Distinto es aquel que ve sufrir a otro que ama. El amor lo hace testigo y tal vez tampoco se lo pueda imaginar, pero, por lo menos, en ese asistir da cuenta, que es lo mismo que hacer las cuentas de las pérdidas y las ganancias. Y no es lo mismo que sufrirla, pero ver la ruina de un ser humano asusta y también desgasta, y cualquiera en ese lugar termina por entender que sería mejor parar antes de que no quede nada, antes de que lo que se atestigua acabe con todo. Esa gente que no se lo puede imaginar, pero que lo ve y entonces trata, es lo único que le permite al sufriente resistir un día más. Al final ambos aceptan que no alcanza y entonces hay que buscar una salida.

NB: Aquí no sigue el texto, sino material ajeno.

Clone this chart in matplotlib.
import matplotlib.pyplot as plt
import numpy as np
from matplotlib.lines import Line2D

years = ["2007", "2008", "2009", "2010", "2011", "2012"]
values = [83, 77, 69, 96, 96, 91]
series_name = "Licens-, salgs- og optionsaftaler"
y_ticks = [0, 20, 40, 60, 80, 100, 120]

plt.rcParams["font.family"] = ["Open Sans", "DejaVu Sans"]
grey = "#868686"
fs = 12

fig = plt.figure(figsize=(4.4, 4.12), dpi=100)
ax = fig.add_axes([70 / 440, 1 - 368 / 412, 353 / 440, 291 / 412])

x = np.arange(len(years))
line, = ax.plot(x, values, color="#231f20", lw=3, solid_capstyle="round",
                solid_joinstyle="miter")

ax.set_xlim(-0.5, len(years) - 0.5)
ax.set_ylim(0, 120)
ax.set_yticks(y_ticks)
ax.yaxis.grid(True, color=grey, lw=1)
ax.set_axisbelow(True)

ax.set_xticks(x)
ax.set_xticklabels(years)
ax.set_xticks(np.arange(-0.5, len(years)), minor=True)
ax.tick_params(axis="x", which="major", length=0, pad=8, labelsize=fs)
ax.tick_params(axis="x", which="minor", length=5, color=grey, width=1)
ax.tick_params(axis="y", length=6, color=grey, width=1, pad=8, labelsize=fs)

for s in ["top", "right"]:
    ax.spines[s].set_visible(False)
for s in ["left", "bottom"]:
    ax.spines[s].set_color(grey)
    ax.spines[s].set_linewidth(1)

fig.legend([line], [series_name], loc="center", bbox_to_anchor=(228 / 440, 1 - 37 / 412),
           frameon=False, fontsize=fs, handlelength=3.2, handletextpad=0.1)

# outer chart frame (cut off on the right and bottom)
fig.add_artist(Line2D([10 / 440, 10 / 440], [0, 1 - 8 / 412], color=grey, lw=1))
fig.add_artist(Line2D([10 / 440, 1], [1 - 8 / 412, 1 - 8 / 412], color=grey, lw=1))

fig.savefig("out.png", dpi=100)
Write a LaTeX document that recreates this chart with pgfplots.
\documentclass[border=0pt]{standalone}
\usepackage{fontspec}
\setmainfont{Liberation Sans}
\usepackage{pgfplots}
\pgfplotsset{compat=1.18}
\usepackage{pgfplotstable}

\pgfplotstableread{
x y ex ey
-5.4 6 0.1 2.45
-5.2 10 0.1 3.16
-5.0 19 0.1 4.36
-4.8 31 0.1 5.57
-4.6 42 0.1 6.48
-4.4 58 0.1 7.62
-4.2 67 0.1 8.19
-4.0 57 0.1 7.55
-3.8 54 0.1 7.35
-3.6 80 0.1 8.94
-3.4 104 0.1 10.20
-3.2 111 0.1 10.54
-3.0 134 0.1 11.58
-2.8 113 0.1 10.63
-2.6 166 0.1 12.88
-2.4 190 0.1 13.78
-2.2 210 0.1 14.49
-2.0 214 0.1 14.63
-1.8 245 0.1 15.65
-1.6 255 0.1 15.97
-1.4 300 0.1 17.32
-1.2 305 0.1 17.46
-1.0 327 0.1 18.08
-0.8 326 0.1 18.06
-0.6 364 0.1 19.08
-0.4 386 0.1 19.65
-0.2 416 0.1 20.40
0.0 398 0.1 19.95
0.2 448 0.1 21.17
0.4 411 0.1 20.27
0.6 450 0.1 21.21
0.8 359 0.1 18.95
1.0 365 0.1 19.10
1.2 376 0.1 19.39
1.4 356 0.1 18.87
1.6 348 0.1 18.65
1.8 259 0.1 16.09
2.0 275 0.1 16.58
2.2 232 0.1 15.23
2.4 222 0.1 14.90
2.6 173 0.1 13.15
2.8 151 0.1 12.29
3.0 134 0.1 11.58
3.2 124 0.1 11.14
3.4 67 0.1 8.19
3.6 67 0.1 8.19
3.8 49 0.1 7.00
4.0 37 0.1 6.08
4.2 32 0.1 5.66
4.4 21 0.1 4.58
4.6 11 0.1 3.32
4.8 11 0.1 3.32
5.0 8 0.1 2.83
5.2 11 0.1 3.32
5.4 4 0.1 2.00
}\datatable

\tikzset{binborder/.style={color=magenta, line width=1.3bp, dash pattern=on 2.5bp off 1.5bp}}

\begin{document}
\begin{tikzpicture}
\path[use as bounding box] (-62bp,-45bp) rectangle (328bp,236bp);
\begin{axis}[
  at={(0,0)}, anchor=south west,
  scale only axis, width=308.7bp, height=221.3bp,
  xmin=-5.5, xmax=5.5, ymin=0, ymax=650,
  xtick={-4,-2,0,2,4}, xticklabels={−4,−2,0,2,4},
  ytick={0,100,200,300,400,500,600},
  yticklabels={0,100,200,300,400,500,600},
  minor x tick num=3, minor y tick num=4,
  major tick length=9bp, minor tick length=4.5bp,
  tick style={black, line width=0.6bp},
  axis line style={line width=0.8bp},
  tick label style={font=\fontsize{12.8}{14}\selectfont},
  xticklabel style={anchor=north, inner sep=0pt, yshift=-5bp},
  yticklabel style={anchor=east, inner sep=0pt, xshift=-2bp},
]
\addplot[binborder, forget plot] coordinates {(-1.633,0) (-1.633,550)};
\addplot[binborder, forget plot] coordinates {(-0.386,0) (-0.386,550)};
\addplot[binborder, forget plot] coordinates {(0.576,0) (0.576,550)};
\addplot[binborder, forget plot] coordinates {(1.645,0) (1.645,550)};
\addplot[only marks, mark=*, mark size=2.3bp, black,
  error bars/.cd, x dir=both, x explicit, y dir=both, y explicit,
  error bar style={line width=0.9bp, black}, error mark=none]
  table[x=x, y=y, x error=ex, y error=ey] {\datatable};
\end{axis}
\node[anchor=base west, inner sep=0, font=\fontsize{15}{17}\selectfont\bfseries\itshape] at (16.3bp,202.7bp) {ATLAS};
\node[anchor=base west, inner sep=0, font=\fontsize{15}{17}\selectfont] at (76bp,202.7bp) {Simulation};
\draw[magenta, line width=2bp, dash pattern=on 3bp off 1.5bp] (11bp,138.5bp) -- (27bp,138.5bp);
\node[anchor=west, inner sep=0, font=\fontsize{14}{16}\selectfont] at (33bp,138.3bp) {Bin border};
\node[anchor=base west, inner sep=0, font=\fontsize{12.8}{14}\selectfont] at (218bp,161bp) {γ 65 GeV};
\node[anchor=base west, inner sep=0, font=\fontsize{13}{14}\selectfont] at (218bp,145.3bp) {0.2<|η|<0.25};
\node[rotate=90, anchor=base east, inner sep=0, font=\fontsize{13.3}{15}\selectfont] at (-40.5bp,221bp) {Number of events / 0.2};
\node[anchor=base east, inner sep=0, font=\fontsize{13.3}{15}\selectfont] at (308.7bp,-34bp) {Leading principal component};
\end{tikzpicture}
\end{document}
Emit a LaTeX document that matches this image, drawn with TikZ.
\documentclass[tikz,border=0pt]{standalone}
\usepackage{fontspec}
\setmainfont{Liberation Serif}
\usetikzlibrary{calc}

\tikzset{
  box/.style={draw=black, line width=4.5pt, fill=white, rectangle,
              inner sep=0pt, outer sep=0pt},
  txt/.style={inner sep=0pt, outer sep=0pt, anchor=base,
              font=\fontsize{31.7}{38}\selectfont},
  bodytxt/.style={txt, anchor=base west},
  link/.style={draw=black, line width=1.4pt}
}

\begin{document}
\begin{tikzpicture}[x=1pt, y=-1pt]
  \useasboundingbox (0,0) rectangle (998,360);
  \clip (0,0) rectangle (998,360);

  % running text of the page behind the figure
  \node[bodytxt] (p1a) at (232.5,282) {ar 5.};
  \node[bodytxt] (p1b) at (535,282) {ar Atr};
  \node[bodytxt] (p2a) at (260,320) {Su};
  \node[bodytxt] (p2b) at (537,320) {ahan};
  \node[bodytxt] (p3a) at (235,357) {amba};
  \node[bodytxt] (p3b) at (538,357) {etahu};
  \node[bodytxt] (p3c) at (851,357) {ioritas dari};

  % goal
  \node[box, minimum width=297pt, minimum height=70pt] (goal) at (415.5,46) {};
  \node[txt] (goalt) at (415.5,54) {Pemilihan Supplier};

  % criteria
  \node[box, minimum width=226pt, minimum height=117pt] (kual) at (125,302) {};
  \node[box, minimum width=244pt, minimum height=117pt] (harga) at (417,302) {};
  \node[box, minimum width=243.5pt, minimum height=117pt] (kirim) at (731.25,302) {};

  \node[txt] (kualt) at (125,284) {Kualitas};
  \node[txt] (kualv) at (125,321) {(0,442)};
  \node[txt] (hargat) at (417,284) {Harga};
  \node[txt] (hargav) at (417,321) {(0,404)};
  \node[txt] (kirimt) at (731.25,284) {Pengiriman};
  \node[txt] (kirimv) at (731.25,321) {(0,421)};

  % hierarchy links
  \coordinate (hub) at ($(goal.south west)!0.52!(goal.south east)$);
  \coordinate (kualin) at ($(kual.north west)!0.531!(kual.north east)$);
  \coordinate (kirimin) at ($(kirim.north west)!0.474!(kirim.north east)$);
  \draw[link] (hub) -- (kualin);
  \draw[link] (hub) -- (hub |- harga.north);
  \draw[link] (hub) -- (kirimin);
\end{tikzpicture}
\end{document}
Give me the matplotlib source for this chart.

Desear morir no es fácil. Ni siquiera es fácil decir lo que se siente cuando se quiere morir. Tal vez sirva un poco imaginarse el día de la marmota anclado en el peor día de la vida. Pero si llegamos al acuerdo de que nos merecemos todos una muerte digna, qué necedad es esa de pedirle al otro que se aguante lo que ya no puede y que en el camino pierda su humanidad. Despedirse de la vida no es fácil. Por eso quien ya no resiste más necesita ayuda. Está bien que el deseo de morir resulte inimaginable, no así el de querer que alguien nos tome de la mano y nos diga que por fin todo va a estar bien mientras entramos en el sueño plácido de la muerte sin dolor. Eso sí que es fácil de imaginar. No solo la vida es un regalo: la muerte también lo es cuando nos duele en el alma que ya no nos baste ni el sol, ni la luna, ni el amor, y es una canallada pedirle a alguien que devuelva el presente que ya le han ofrecido. Cancelar un procedimiento de eutanasia es un asesinato al revés.